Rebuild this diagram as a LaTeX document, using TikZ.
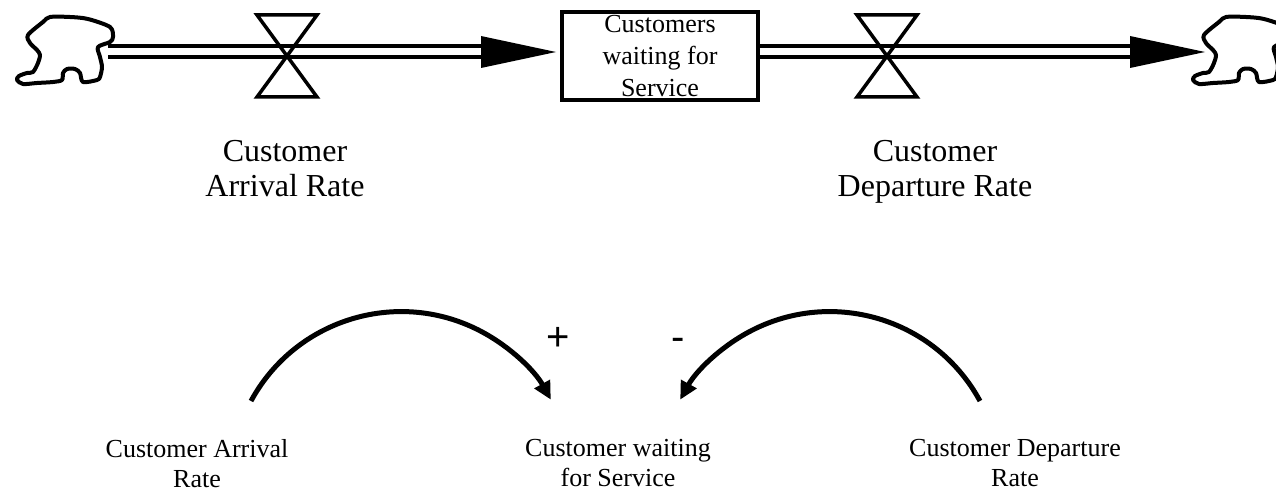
\documentclass[tikz,border=0pt]{standalone}
\usepackage{fontspec}
\setmainfont{Liberation Serif}
\newfontfamily\signfont{Liberation Sans}
\usetikzlibrary{arrows.meta,calc}

\tikzset{
  outline/.style={line width=4pt, line join=round, line cap=round},
  pipe/.style={line width=4pt, double, double distance=7pt},
  valve/.style={line width=3.5pt, line join=miter},
  stock/.style={draw, line width=3.5pt, minimum width=196pt, minimum height=88pt,
    inner sep=0pt, align=center, font=\fontsize{26}{32}\selectfont},
  ratelabel/.style={align=center, inner sep=0pt, font=\fontsize{32}{35}\selectfont},
  varlabel/.style={align=center, inner sep=0pt, font=\fontsize{26}{30}\selectfont},
  sign/.style={inner sep=0pt, anchor=base, font=\signfont\fontsize{40}{44}\selectfont},
  link/.style={line width=5pt, -{Triangle[length=18pt, width=17pt]}},
  cloudshape/.pic={
    \draw[outline] plot[smooth cycle, tension=0.5] coordinates {
      (28,35) (43,22) (50,17) (70,17) (88,19) (110,27) (113,37) (110,42)
      (98,47) (100,57) (102,67) (100,77) (97,80) (83,82) (80,73) (75,69)
      (67,69) (63,73) (62,80) (53,82) (37,83) (23,84) (17,80) (19,76)
      (27,73) (33,72) (38,63) (40,55) (37,50) (30,43)};
  },
  hourglass/.pic={
    \draw[valve] (-30,-41) -- (30,-41) -- (-30,41) -- (30,41) -- cycle;
  }
}

\begin{document}
\begin{tikzpicture}[x=1pt, y=-1pt]
  \useasboundingbox (0,0) rectangle (1276,492);

  % sources and sinks
  \pic at (0,0) {cloudshape};
  \pic at (1176,0) {cloudshape};
  \coordinate (cloudL) at (108,52);

  % stock
  \node[stock] (box) at (660,56) {Customers\\waiting for\\Service};

  % flow pipes and arrowheads
  \coordinate (headL) at (481,52);
  \coordinate (headR) at (1130,52);
  \draw[pipe] (cloudL) -- (headL);
  \draw[pipe] (box.east |- headR) -- (headR);
  \fill (headL) ++(0,-16) -- ++(75,16) -- ++(-75,16) -- cycle;
  \fill (headR) ++(0,-16) -- ++(75,16) -- ++(-75,16) -- cycle;

  % valves
  \coordinate (valveL) at (287,56);
  \coordinate (valveR) at (887,56);
  \pic at (valveL) {hourglass};
  \pic at (valveR) {hourglass};

  % rate labels
  \node[ratelabel, anchor=north] (arr) at (285,140) {Customer\\Arrival Rate};
  \node[ratelabel, anchor=north] (dep) at (935,140) {Customer\\Departure Rate};

  % causal loop diagram
  \node[varlabel, anchor=north] (carr) at (197,439) {Customer Arrival\\Rate};
  \node[varlabel, anchor=north] (cwait) at (618,439) {Customer waiting\\for Service};
  \node[varlabel, anchor=north] (cdep) at (1015,439) {Customer Departure\\Rate};

  \coordinate (s1) at (251,401);
  \coordinate (s2) at (980,401);
  \draw[link] (s1) arc[start angle=-151.5, end angle=-29, radius=171];
  \draw[link] (s2) arc[start angle=-28.5, end angle=-151, radius=171];

  \node[sign] (plus) at (558,350) {+};
  \node[sign] (minus) at (678,350) {-};
\end{tikzpicture}
\end{document}
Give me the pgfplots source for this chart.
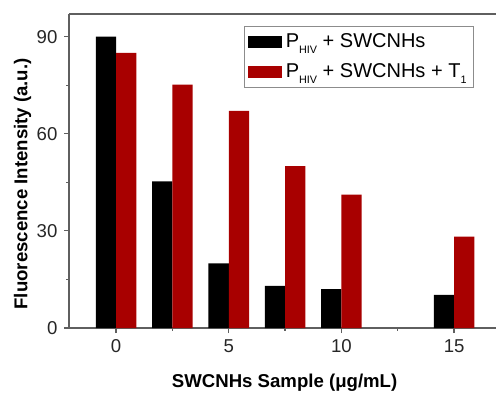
\documentclass[border=0pt]{standalone}
\usepackage{pgfplots}
\pgfplotsset{compat=1.18}
\usepackage{fontspec}
\setmainfont{Liberation Sans}
\definecolor{barred}{RGB}{168,0,0}
\definecolor{axgray}{RGB}{95,95,95}
\newcommand{\sub}[1]{\raisebox{-3pt}{\fontsize{5.4}{6}\selectfont #1}}
\begin{document}
\fontsize{9.3}{11}\selectfont
\begin{tikzpicture}
\begin{axis}[
  name=ax, at={(0,0)}, anchor=south west,
  scale only axis, width=213.5pt, height=157pt,
  xmin=-2.09, xmax=16.86, ymin=0, ymax=97,
  axis x line=box, axis y line=left,
  axis line style={-, axgray, line width=0.6pt},
  xtick={0,5,10,15}, minor xtick={2.5,7.5,12.5},
  ytick={0,30,60,90}, minor ytick={15,45,75},
  xtick pos=bottom, ytick pos=left,
  tick align=outside, major tick length=2.5pt, minor tick length=1.3pt,
  every tick/.style={axgray, line width=0.6pt},
  /pgf/number format/assume math mode=true,
  ticklabel style={font=\fontsize{9.3}{11}\selectfont, text=black!85},
  label style={font=\bfseries\fontsize{9.3}{11}\selectfont},
  xlabel={SWCNHs Sample (μg/mL)},
  ylabel={Fluorescence Intensity (a.u.)},
  x label style={at={(axis description cs:0.505,0)}, anchor=base, yshift=-29.5pt},
  y label style={at={(axis description cs:-0.0972,0.459)}, anchor=base},
  legend cell align=left,
  legend style={at={(axis description cs:1,1)}, anchor=north east, xshift=-11pt, yshift=-6pt,
    draw=black!45, line width=0.5pt, inner sep=1.5pt, row sep=2.5pt,
    font=\fontsize{10}{11}\selectfont,
    /tikz/every even column/.append style={column sep=1.5pt}},
]
\addplot[ybar, bar width=10.14pt, bar shift=-5.07pt, fill=black, draw=none,
  legend image code/.code={\fill[black] (0pt,-3pt) rectangle (17pt,3pt);}]
  coordinates {(0,90) (2.5,45.3) (5,20) (7.5,13) (10,12) (15,10.2)};
\addlegendentry{P\sub{HIV} + SWCNHs}
\addplot[ybar, bar width=10.14pt, bar shift=5.07pt, fill=barred, draw=none,
  legend image code/.code={\fill[barred] (0pt,-3pt) rectangle (17pt,3pt);}]
  coordinates {(0,85) (2.5,75.2) (5,67.1) (7.5,50) (10,41.2) (15,28.2)};
\addlegendentry{P\sub{HIV} + SWCNHs + T\sub{1}}
\end{axis}
\pgfresetboundingbox
\path (ax.south west) ++(-34.5pt,-32pt) rectangle ++(248pt,196pt);
\end{tikzpicture}
\end{document}
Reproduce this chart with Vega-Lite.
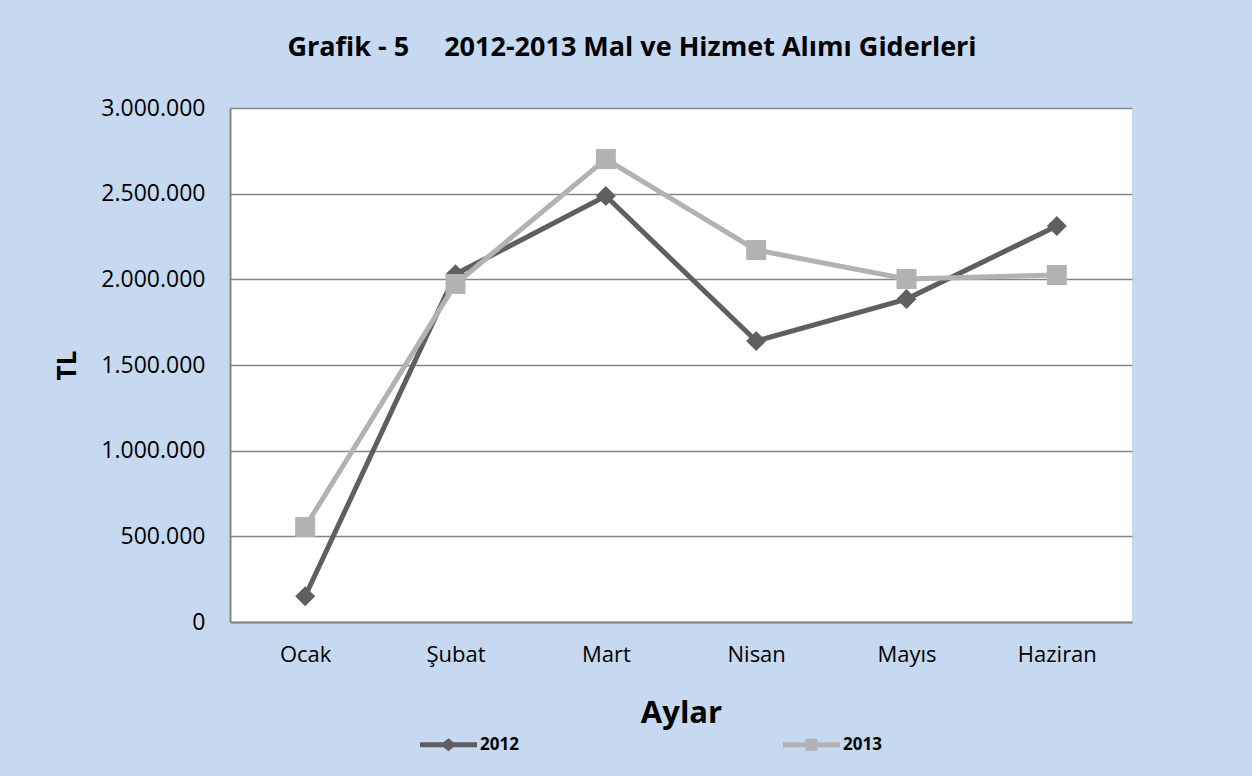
★ ★ ★ ★
Nothing but the pictures may be dropped; output the records above exactly.

Worked answer =
Rebuild this diagram as a LaTeX document, using TikZ.
\documentclass[tikz,border=0pt]{standalone}
\usepackage{fontspec}
\setmainfont{Liberation Serif}
\newfontfamily\signfont{Liberation Sans}
\usetikzlibrary{arrows.meta,calc}

\tikzset{
  outline/.style={line width=4pt, line join=round, line cap=round},
  pipe/.style={line width=4pt, double, double distance=7pt},
  valve/.style={line width=3.5pt, line join=miter},
  stock/.style={draw, line width=3.5pt, minimum width=196pt, minimum height=88pt,
    inner sep=0pt, align=center, font=\fontsize{26}{32}\selectfont},
  ratelabel/.style={align=center, inner sep=0pt, font=\fontsize{32}{35}\selectfont},
  varlabel/.style={align=center, inner sep=0pt, font=\fontsize{26}{30}\selectfont},
  sign/.style={inner sep=0pt, anchor=base, font=\signfont\fontsize{40}{44}\selectfont},
  link/.style={line width=5pt, -{Triangle[length=18pt, width=17pt]}},
  cloudshape/.pic={
    \draw[outline] plot[smooth cycle, tension=0.5] coordinates {
      (28,35) (43,22) (50,17) (70,17) (88,19) (110,27) (113,37) (110,42)
      (98,47) (100,57) (102,67) (100,77) (97,80) (83,82) (80,73) (75,69)
      (67,69) (63,73) (62,80) (53,82) (37,83) (23,84) (17,80) (19,76)
      (27,73) (33,72) (38,63) (40,55) (37,50) (30,43)};
  },
  hourglass/.pic={
    \draw[valve] (-30,-41) -- (30,-41) -- (-30,41) -- (30,41) -- cycle;
  }
}

\begin{document}
\begin{tikzpicture}[x=1pt, y=-1pt]
  \useasboundingbox (0,0) rectangle (1276,492);

  % sources and sinks
  \pic at (0,0) {cloudshape};
  \pic at (1176,0) {cloudshape};
  \coordinate (cloudL) at (108,52);

  % stock
  \node[stock] (box) at (660,56) {Customers\\waiting for\\Service};

  % flow pipes and arrowheads
  \coordinate (headL) at (481,52);
  \coordinate (headR) at (1130,52);
  \draw[pipe] (cloudL) -- (headL);
  \draw[pipe] (box.east |- headR) -- (headR);
  \fill (headL) ++(0,-16) -- ++(75,16) -- ++(-75,16) -- cycle;
  \fill (headR) ++(0,-16) -- ++(75,16) -- ++(-75,16) -- cycle;

  % valves
  \coordinate (valveL) at (287,56);
  \coordinate (valveR) at (887,56);
  \pic at (valveL) {hourglass};
  \pic at (valveR) {hourglass};

  % rate labels
  \node[ratelabel, anchor=north] (arr) at (285,140) {Customer\\Arrival Rate};
  \node[ratelabel, anchor=north] (dep) at (935,140) {Customer\\Departure Rate};

  % causal loop diagram
  \node[varlabel, anchor=north] (carr) at (197,439) {Customer Arrival\\Rate};
  \node[varlabel, anchor=north] (cwait) at (618,439) {Customer waiting\\for Service};
  \node[varlabel, anchor=north] (cdep) at (1015,439) {Customer Departure\\Rate};

  \coordinate (s1) at (251,401);
  \coordinate (s2) at (980,401);
  \draw[link] (s1) arc[start angle=-151.5, end angle=-29, radius=171];
  \draw[link] (s2) arc[start angle=-28.5, end angle=-151, radius=171];

  \node[sign] (plus) at (558,350) {+};
  \node[sign] (minus) at (678,350) {-};
\end{tikzpicture}
\end{document}
Give me the pgfplots source for this chart.
\documentclass[border=0pt]{standalone}
\usepackage{pgfplots}
\pgfplotsset{compat=1.18}
\usepackage{fontspec}
\setmainfont{Liberation Sans}
\definecolor{barred}{RGB}{168,0,0}
\definecolor{axgray}{RGB}{95,95,95}
\newcommand{\sub}[1]{\raisebox{-3pt}{\fontsize{5.4}{6}\selectfont #1}}
\begin{document}
\fontsize{9.3}{11}\selectfont
\begin{tikzpicture}
\begin{axis}[
  name=ax, at={(0,0)}, anchor=south west,
  scale only axis, width=213.5pt, height=157pt,
  xmin=-2.09, xmax=16.86, ymin=0, ymax=97,
  axis x line=box, axis y line=left,
  axis line style={-, axgray, line width=0.6pt},
  xtick={0,5,10,15}, minor xtick={2.5,7.5,12.5},
  ytick={0,30,60,90}, minor ytick={15,45,75},
  xtick pos=bottom, ytick pos=left,
  tick align=outside, major tick length=2.5pt, minor tick length=1.3pt,
  every tick/.style={axgray, line width=0.6pt},
  /pgf/number format/assume math mode=true,
  ticklabel style={font=\fontsize{9.3}{11}\selectfont, text=black!85},
  label style={font=\bfseries\fontsize{9.3}{11}\selectfont},
  xlabel={SWCNHs Sample (μg/mL)},
  ylabel={Fluorescence Intensity (a.u.)},
  x label style={at={(axis description cs:0.505,0)}, anchor=base, yshift=-29.5pt},
  y label style={at={(axis description cs:-0.0972,0.459)}, anchor=base},
  legend cell align=left,
  legend style={at={(axis description cs:1,1)}, anchor=north east, xshift=-11pt, yshift=-6pt,
    draw=black!45, line width=0.5pt, inner sep=1.5pt, row sep=2.5pt,
    font=\fontsize{10}{11}\selectfont,
    /tikz/every even column/.append style={column sep=1.5pt}},
]
\addplot[ybar, bar width=10.14pt, bar shift=-5.07pt, fill=black, draw=none,
  legend image code/.code={\fill[black] (0pt,-3pt) rectangle (17pt,3pt);}]
  coordinates {(0,90) (2.5,45.3) (5,20) (7.5,13) (10,12) (15,10.2)};
\addlegendentry{P\sub{HIV} + SWCNHs}
\addplot[ybar, bar width=10.14pt, bar shift=5.07pt, fill=barred, draw=none,
  legend image code/.code={\fill[barred] (0pt,-3pt) rectangle (17pt,3pt);}]
  coordinates {(0,85) (2.5,75.2) (5,67.1) (7.5,50) (10,41.2) (15,28.2)};
\addlegendentry{P\sub{HIV} + SWCNHs + T\sub{1}}
\end{axis}
\pgfresetboundingbox
\path (ax.south west) ++(-34.5pt,-32pt) rectangle ++(248pt,196pt);
\end{tikzpicture}
\end{document}
Reproduce this chart with Vega-Lite.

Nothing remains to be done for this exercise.